In the second period, Franzen roofed another shot for the hat trick as the Wings extended their lead to 6-1 and Lehner got the hook while emergency backup Andrew Hammond made his NHL debut. Chalk up one of the few games the Senators can afford to lose post-Olympics if they’re to stay in the playoff race, suddenly plunging five points behind Detroit in the wild card chase.

Next week’s four-game swing to western Canada just became their marathon of hope. Or else hope is lost.

Alfredsson said the Swedish and Senators connections evaporate during a big game like this, in the heat of a playoff race.

“On the ice it doesn’t matter, you know most of the guys, you hang out, you talk after, it’s bragging rights at stake,” Alfredsson said.

Big picture, though, he’s a proud member of the Swedish hockey royalty in the twilight of a fine career. Not that he’s leaving anytime soon. Alfie hinted he will come back and sign another deal with Detroit as long as he feels as good as he does today. Off Thursday night’s rout, what Red Wing didn’t feel good?

“I look at Swedish hockey and I’m very proud, how many players we can bring into the league and that are doing really well,” Alfredsson said. “Detroit has always had a fair number of them, and so has Ottawa for quite some time as well.”

While he was captain in Ottawa, Alfredsson had a chance to be a mentor to a slew of young talent, but none as special as Karlsson, one of the pillars around which future Swedish teams will be built.

“Our depth is in great hands going forward, but the same as everybody else, there still needs to be more growth in youth hockey in Sweden, even though we do well with the players that do play,” Alfredsson said. “I wish the game could grow even more.”

Why is it that Alfredsson and Karlsson connect the way they do? He’s old, by hockey standards, at 41, wise, demure, the father of four (“my OTHER four kids,” he says, implying Erik is the fifth). Karlsson is 23, inked-up and brash. And they mean the world to each other.

“I think we think the same way in a lot of ways and in a lot of ways we’re different,” Alfie said. “I think we just find it easy to be around each other, feed off each other as well.

“We both bring something to the table that the other guy enjoys and for me, having him come into the league has definitely prolonged my career.”

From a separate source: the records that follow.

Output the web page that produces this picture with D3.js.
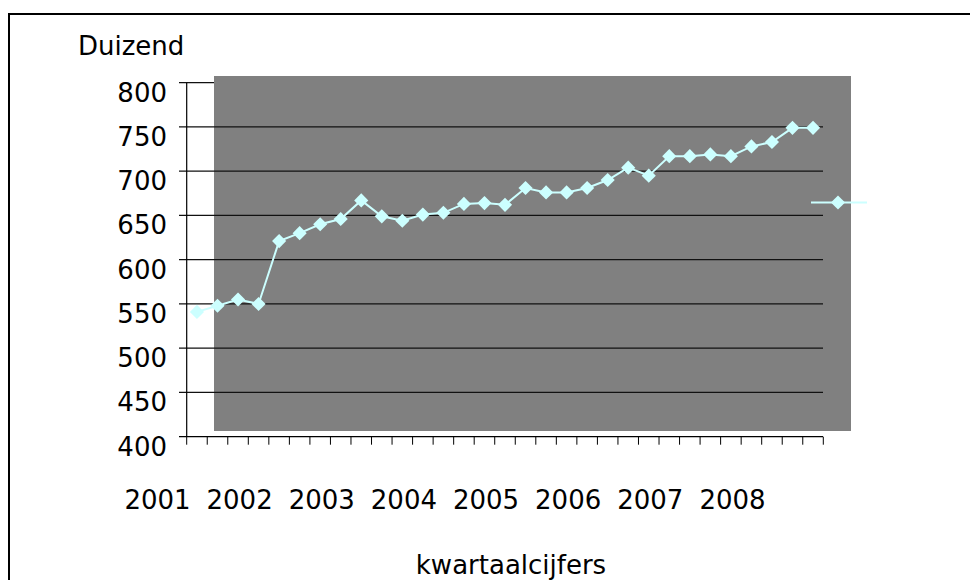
<!DOCTYPE html>
<html>
<head>
<meta charset="utf-8">
<script src="https://cdn.jsdelivr.net/npm/d3@7"></script>
<style>
  body { margin: 0; background: #fff; }
  svg { display: block; }
  text { font-family: "DejaVu Sans", Verdana, sans-serif; font-size: 26px; fill: #000; }
</style>
</head>
<body>
<svg id="chart"></svg>
<script>
// quarterly figures (thousands)
var quarters = [];
[2001, 2002, 2003, 2004, 2005, 2006, 2007, 2008].forEach(function (y) {
  ["Q1", "Q2", "Q3", "Q4"].forEach(function (q) { quarters.push(y + " " + q); });
});
quarters = quarters.slice(0, 31);

var values = [541, 548, 555, 550, 621, 630, 640, 646, 667, 649, 644, 651, 653, 663, 664, 662,
              681, 676, 676, 681, 690, 704, 695, 717, 717, 719, 717, 728, 733, 749, 749];

var yTicks = [400, 450, 500, 550, 600, 650, 700, 750, 800];
var yearLabels = ["2001", "2002", "2003", "2004", "2005", "2006", "2007", "2008"];

var width = 970, height = 580;
var lineColor = "#ccffff";

var svg = d3.select("#chart").attr("width", width).attr("height", height);

// outer frame
svg.append("rect")
  .attr("x", 9).attr("y", 14)
  .attr("width", 1000).attr("height", 600)
  .attr("fill", "#fff").attr("stroke", "#000").attr("stroke-width", 2);

var x = d3.scaleBand().domain(quarters).range([186.7, 823.3]);
var y = d3.scaleLinear().domain([400, 800]).range([436.7, 82.7]);

function drawGrid(ticks) {
  svg.append("g").selectAll("line")
    .data(ticks)
    .enter().append("line")
    .attr("x1", 179).attr("x2", 823)
    .attr("y1", function (d) { return y(d); })
    .attr("y2", function (d) { return y(d); })
    .attr("stroke", "#111").attr("stroke-width", 1.2);
}

// top gridline sits under the plot area
drawGrid([800]);

// plot area
svg.append("rect")
  .attr("x", 214).attr("y", 76)
  .attr("width", 637).attr("height", 355)
  .attr("fill", "#808080");

drawGrid(yTicks.filter(function (d) { return d > 400 && d < 800; }));

// y axis
svg.append("line")
  .attr("x1", 186.7).attr("x2", 186.7)
  .attr("y1", y(800)).attr("y2", y(400))
  .attr("stroke", "#000").attr("stroke-width", 1.2);

svg.append("g").selectAll("line")
  .data([400])
  .enter().append("line")
  .attr("x1", 179).attr("x2", 823)
  .attr("y1", function (d) { return y(d); })
  .attr("y2", function (d) { return y(d); })
  .attr("stroke", "#000").attr("stroke-width", 1.2);

svg.append("g").selectAll("text")
  .data(yTicks)
  .enter().append("text")
  .attr("x", 167)
  .attr("y", function (d) { return y(d) + 19; })
  .attr("text-anchor", "end")
  .text(function (d) { return d; });

// x axis ticks at category boundaries
var bounds = quarters.map(function (q) { return x(q); }).concat([x.range()[1]]);
svg.append("g").selectAll("line")
  .data(bounds)
  .enter().append("line")
  .attr("x1", function (d) { return d; })
  .attr("x2", function (d) { return d; })
  .attr("y1", y(400)).attr("y2", y(400) + 8)
  .attr("stroke", "#000").attr("stroke-width", 1);

// year labels every fourth quarter
svg.append("g").selectAll("text")
  .data(yearLabels)
  .enter().append("text")
  .attr("x", function (d, i) { return x(quarters[i * 4]) + x.bandwidth() / 2 - 39.5; })
  .attr("y", 509)
  .attr("text-anchor", "middle")
  .text(function (d) { return d; });

// series line
var cx = function (d, i) { return x(quarters[i]) + x.bandwidth() / 2; };
svg.append("path")
  .datum(values)
  .attr("fill", "none")
  .attr("stroke", lineColor)
  .attr("stroke-width", 2)
  .attr("d", d3.line().x(cx).y(function (d) { return y(d); }));

var diamond = d3.symbol().type(d3.symbolSquare).size(100);
svg.append("g").selectAll("path")
  .data(values)
  .enter().append("path")
  .attr("d", diamond)
  .attr("fill", lineColor)
  .attr("transform", function (d, i) { return "translate(" + cx(d, i) + "," + y(d) + ") rotate(45)"; });

// legend
svg.append("line")
  .attr("x1", 811).attr("x2", 867)
  .attr("y1", 202.5).attr("y2", 202.5)
  .attr("stroke", lineColor).attr("stroke-width", 2);
svg.append("path")
  .attr("d", diamond)
  .attr("fill", lineColor)
  .attr("transform", "translate(838,202.5) rotate(45)");

// titles
svg.append("text").attr("x", 78).attr("y", 55).text("Duizend");
svg.append("text").attr("x", 511).attr("y", 574).attr("text-anchor", "middle").text("kwartaalcijfers");
</script>
</body>
</html>
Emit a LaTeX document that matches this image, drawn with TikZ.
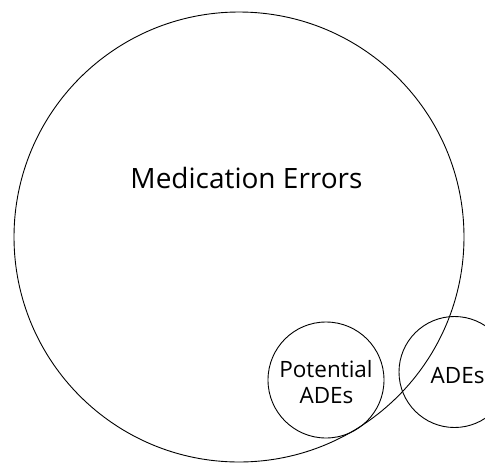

No. 11 told us before the game he couldn’t provide tips to his Red Wings teammates on how to contain Karlsson.

“I can’t tell guys what to do against him because he’s so dynamic and so quick, it will be hard. But it’s gong to be fun and hopefully I’m the one that makes the call after a big win.”

No worries there, Alfie.

Karlsson will have his nights, perhaps as soon as Sunday in Vancouver in the indoor/outdoor game at B.C. Place. The bigger the venue, the brighter the lights, the better. Ask uncle Alfie, who marveled at Karlsson’s play in Sochi.

“To come to a stage as big as the Olympics and play the way he did is awful impressive, at that age,” Alfredsson said. “He was a force for us in most of our games. And he likes that role, being the guy.”

He’s going to have to be “the guy” for the Senators if they’re going to hang in this race.